Герберту и Эмили я понравился сразу, как только они увидели меня сидящим на полу с ботинками на руках, — похоже, обрадовались человеку, которому не повезло с мозгами еще больше, чем им: уж им-то, при всем их невысоком уровне знаний, известно, что ботинки носят на ногах. Они не спрашивали, что привело меня к их двери, — просто приютили, как приютили бы бездомную кошку, и с первой же минуты стали проявлять заботу, заставили повторять за ними их имена, дабы убедиться, что я все понимаю, а затем спросили, как зовут меня. Говард, сказал я, меня зовут Говард.
Они принесли мне стакан воды, и Эмили, не переставая хихикать, расческой убрала с моего лба взмокшую от пота прядь. «Говард — хорошее имя, — сказала она. — Ты любишь осень, Говард? Я люблю листопад, а ты?»
Они стащили ботинки у меня с рук и натянули на мокрые ступни. Герберт, раскрыв от усердия рот, завязывал шнурки, а Эмили наблюдала за ним так, словно он делал хирургическую операцию. «Аккуратно получилось, Герберт, правда, хорошо», — сказала она. Когда я решил, что опасность миновала и можно уходить, они настояли на том, чтобы проводить меня до гаража и убедиться, что, забираясь по лестнице наверх, я не упаду.
Итак, теперь обо мне знали два умственно отсталых пациента доктора Сондервана. Дорого мне обойдется пара штиблет, случись им проговориться о хорошем человеке Говарде, который живет по соседству над гаражом. Кроме доктора, в доме была обслуга, три или четыре женщины, работавшие по хозяйству, — им они тоже могут кое-что сболтнуть. Я оглядел чердак, мой дом де-факто. Единственное разумное решение — покинуть это место. Но каким образом? Мучаясь сомнениями, я продолжал дневные наблюдения и не выползал по ночам наружу, пока у Сондервана не потушат весь свет.
Дня через два я увидел Герберта и Эмили вместе с другими на заднем дворе. Они сидели на земле, там же находился и Сондерван, поучавший их, как школьников. Доктор был высокий, но сутулый мужчина лет семидесяти, с седой козлиной бородкой, носивший черные очки в роговой оправе. Я никогда не видел его без пиджака и галстука; независимо от времени года он поддевал под пиджак безрукавку, заменявшую ему жилет. Я не мог разобрать, о чем он говорил, хотя слышал его голос — тонкий высокий голос пожилого человека, звучавший на удивление твердо и властно. Внезапно Герберт зачерпнул пригоршню сухих листьев и подбросил их так, что они дождем посыпались на голову Эмили.
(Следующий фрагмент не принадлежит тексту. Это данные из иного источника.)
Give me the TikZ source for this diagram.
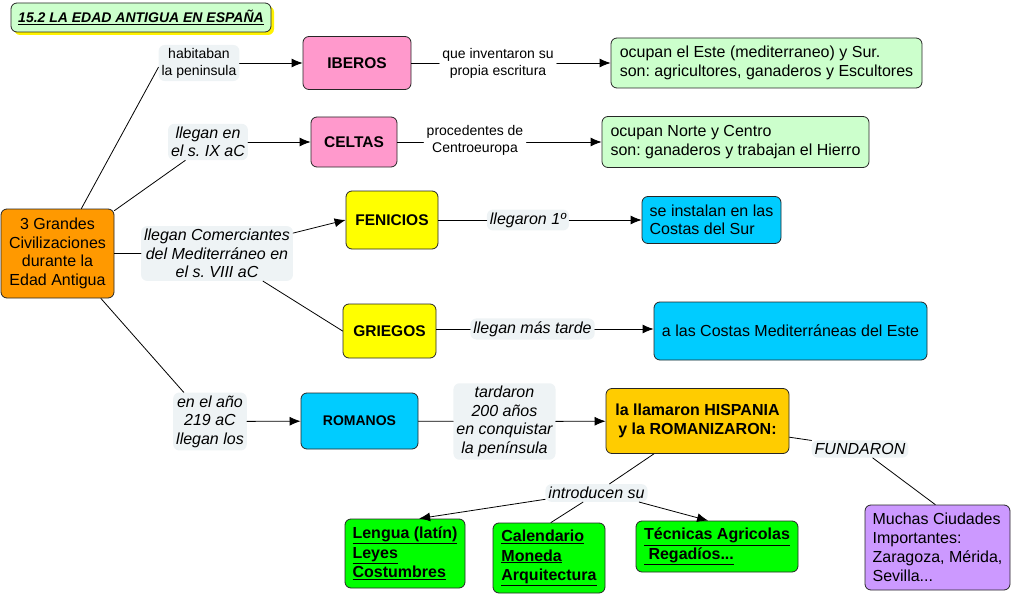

Она, конечно, рассмеялась, что нарушило ход урока. Доктор посмотрел на них сурово — видимо, это было в порядке вещей. Если бы Герберт и Эмили протрепались, наверняка кто-нибудь уже нагрянул бы в мое убежище — Сондерван собственной персоной, Диана или полиция, или все разом, — и мой крошечный мирок рухнул бы, раздавив меня под обломками. Я понял, что по неведомым мне причинам эти отсталые дети (если они были еще детьми), движимые, возможно, неосознанным чувством протеста, решили сохранить наше знакомство в тайне.
Как ни странно, когда им удавалось без риска меня навестить, я наслаждался их обществом. Оказалось, что мои мозги хорошо работают в режиме притушенной мощности, требующейся для беседы с ними. Они многое видели, многое замечали. Главной их реакцией было удивление. Каждую вещь на чердаке они рассматривали как музейный экспонат. Герберт без конца открывал и защелкивал медные замки на моем портфеле. Эмили, копаясь в Дианином сундуке для приданого, нашла антикварное серебряное зеркальце, в которое можно было себя рассматривать. Наверно, я слишком охотно на все откликался — ведь уже несколько месяцев не говорил ни с одним человеческим существом — и с радостью объяснял им, как действует спасательный жилет, почему для игры в гольф требуется больше одной клюшки, откуда берется паутина и почему я, очередной экспонат, живу на чердаке. Версия, которую я им выдал, исключив нелицеприятные для себя факты, состояла в следующем: я странник, избравший жизнь отшельника, а этот чердак — один из привалов на моем пути. После чего пришлось их заверить, что я не намерен покидать этот привал еще некоторое время.